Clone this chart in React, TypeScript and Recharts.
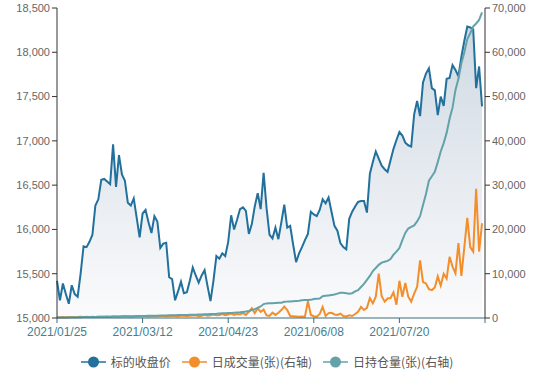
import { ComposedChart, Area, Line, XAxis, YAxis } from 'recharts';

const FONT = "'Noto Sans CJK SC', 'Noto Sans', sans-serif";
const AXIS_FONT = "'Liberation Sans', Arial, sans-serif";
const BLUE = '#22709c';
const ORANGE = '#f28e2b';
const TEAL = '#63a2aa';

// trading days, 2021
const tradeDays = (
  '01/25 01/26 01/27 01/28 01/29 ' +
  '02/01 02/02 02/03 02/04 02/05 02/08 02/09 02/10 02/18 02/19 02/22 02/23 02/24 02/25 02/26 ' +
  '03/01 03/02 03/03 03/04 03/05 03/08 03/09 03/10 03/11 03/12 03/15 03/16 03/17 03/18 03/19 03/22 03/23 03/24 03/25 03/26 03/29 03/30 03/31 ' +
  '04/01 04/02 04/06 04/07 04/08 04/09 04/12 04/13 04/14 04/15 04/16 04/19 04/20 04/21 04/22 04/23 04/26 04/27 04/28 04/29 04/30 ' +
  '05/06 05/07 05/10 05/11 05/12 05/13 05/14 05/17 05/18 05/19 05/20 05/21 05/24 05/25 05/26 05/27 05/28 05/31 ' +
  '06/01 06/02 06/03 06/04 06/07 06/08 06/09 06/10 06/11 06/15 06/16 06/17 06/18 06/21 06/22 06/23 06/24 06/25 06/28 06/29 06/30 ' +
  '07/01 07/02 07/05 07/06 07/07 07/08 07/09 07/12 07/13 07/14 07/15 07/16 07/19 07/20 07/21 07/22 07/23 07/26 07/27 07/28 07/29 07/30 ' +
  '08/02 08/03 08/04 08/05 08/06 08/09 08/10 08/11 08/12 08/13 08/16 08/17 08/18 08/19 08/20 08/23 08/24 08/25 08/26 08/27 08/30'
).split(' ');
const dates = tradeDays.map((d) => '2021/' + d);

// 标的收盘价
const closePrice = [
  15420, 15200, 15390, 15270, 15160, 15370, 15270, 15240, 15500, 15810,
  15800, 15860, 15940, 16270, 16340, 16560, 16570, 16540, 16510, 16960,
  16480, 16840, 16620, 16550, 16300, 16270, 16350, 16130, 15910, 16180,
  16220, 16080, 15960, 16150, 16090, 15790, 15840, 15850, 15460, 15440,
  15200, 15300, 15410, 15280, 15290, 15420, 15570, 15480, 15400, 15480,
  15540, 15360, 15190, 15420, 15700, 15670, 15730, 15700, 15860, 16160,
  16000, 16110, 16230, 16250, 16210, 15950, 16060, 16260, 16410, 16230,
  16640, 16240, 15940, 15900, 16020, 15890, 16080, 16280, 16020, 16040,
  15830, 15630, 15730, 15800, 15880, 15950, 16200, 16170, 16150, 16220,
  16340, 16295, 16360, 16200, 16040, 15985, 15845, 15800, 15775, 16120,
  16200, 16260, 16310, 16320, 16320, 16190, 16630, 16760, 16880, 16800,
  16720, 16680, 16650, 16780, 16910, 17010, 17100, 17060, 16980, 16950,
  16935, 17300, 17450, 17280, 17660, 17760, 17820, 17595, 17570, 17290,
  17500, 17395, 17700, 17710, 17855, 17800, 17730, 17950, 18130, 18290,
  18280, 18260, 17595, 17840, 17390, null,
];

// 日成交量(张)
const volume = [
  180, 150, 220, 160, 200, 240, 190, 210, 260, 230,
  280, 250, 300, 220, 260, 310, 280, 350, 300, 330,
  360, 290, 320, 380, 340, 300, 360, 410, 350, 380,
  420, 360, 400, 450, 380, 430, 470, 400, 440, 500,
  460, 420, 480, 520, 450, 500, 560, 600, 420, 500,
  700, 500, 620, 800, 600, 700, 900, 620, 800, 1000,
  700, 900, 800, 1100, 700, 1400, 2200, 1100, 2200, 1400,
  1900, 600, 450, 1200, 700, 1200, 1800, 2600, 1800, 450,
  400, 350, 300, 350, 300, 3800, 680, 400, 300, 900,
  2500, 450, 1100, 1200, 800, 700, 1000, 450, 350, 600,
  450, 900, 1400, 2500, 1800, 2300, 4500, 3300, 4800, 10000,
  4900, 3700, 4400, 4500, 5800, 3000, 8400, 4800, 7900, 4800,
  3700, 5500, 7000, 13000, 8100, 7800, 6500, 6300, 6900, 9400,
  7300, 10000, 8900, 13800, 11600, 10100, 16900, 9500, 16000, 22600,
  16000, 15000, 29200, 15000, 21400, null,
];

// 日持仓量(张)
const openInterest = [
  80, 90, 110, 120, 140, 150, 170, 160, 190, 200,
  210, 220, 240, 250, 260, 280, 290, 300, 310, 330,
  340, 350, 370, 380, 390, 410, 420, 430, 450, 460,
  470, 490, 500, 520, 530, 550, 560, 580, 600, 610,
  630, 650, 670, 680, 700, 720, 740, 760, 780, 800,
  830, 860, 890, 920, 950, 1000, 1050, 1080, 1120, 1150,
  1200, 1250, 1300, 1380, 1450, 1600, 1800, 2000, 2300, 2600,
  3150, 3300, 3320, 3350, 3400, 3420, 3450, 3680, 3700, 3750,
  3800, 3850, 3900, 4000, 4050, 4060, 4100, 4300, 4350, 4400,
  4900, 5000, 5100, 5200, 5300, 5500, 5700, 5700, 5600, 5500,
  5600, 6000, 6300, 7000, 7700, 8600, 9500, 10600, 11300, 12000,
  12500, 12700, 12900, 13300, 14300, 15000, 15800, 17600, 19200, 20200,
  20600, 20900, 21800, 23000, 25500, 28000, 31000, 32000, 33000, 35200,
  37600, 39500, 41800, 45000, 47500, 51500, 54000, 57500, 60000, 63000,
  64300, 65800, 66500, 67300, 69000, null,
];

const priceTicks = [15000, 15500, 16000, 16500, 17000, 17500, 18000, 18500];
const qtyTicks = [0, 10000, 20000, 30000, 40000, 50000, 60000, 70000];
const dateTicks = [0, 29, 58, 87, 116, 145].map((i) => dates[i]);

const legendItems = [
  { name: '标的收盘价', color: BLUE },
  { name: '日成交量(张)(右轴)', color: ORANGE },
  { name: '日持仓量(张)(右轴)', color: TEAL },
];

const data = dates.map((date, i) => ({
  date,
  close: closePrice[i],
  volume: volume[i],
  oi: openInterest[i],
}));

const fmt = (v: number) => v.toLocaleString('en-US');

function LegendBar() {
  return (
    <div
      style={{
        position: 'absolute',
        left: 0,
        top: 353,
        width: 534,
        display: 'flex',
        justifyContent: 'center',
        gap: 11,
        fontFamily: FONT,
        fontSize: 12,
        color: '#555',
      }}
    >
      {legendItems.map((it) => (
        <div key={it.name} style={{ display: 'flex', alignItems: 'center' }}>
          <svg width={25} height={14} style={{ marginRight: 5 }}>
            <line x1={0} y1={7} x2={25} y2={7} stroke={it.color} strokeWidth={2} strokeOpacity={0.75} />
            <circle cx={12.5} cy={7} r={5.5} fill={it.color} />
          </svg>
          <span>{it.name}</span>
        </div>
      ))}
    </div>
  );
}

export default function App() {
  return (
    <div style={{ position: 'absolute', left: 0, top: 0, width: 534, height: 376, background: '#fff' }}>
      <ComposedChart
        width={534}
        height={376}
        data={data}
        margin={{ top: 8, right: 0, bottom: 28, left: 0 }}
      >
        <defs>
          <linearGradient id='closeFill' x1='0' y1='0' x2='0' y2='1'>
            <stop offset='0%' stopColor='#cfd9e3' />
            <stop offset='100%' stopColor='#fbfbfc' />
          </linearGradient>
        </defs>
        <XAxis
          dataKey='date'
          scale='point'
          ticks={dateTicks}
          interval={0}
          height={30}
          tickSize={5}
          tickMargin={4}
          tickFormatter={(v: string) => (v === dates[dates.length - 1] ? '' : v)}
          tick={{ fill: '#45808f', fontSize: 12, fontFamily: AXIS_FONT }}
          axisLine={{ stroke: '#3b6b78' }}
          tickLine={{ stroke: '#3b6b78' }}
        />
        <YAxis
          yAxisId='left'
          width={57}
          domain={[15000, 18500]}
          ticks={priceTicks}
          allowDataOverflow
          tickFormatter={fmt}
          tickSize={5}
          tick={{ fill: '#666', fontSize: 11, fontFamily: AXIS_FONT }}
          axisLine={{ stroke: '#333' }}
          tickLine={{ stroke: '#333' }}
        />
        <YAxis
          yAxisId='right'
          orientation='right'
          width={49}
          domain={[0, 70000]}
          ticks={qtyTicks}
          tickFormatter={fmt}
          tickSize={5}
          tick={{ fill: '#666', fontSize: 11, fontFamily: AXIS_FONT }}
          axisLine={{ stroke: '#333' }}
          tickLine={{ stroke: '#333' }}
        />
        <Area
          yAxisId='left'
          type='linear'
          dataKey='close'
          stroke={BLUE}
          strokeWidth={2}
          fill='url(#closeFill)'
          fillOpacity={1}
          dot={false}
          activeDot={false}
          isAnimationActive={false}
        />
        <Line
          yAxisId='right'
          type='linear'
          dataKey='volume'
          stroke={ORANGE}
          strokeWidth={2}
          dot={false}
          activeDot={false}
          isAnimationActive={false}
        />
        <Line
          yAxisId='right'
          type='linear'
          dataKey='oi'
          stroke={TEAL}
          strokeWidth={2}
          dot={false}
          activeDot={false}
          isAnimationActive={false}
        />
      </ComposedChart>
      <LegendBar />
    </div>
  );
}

• • • • • • •

(AIM OF THE TASK): Repeat the lines exactly as they stand, from the opening line of the data through the line with "const TEAL = '#63a2aa';". Pictures stay out of the copy.

(FINISHED EXERCISE):
Clone this chart in React, TypeScript and Recharts.
import { ComposedChart, Area, Line, XAxis, YAxis } from 'recharts';

const FONT = "'Noto Sans CJK SC', 'Noto Sans', sans-serif";
const AXIS_FONT = "'Liberation Sans', Arial, sans-serif";
const BLUE = '#22709c';
const ORANGE = '#f28e2b';
const TEAL = '#63a2aa';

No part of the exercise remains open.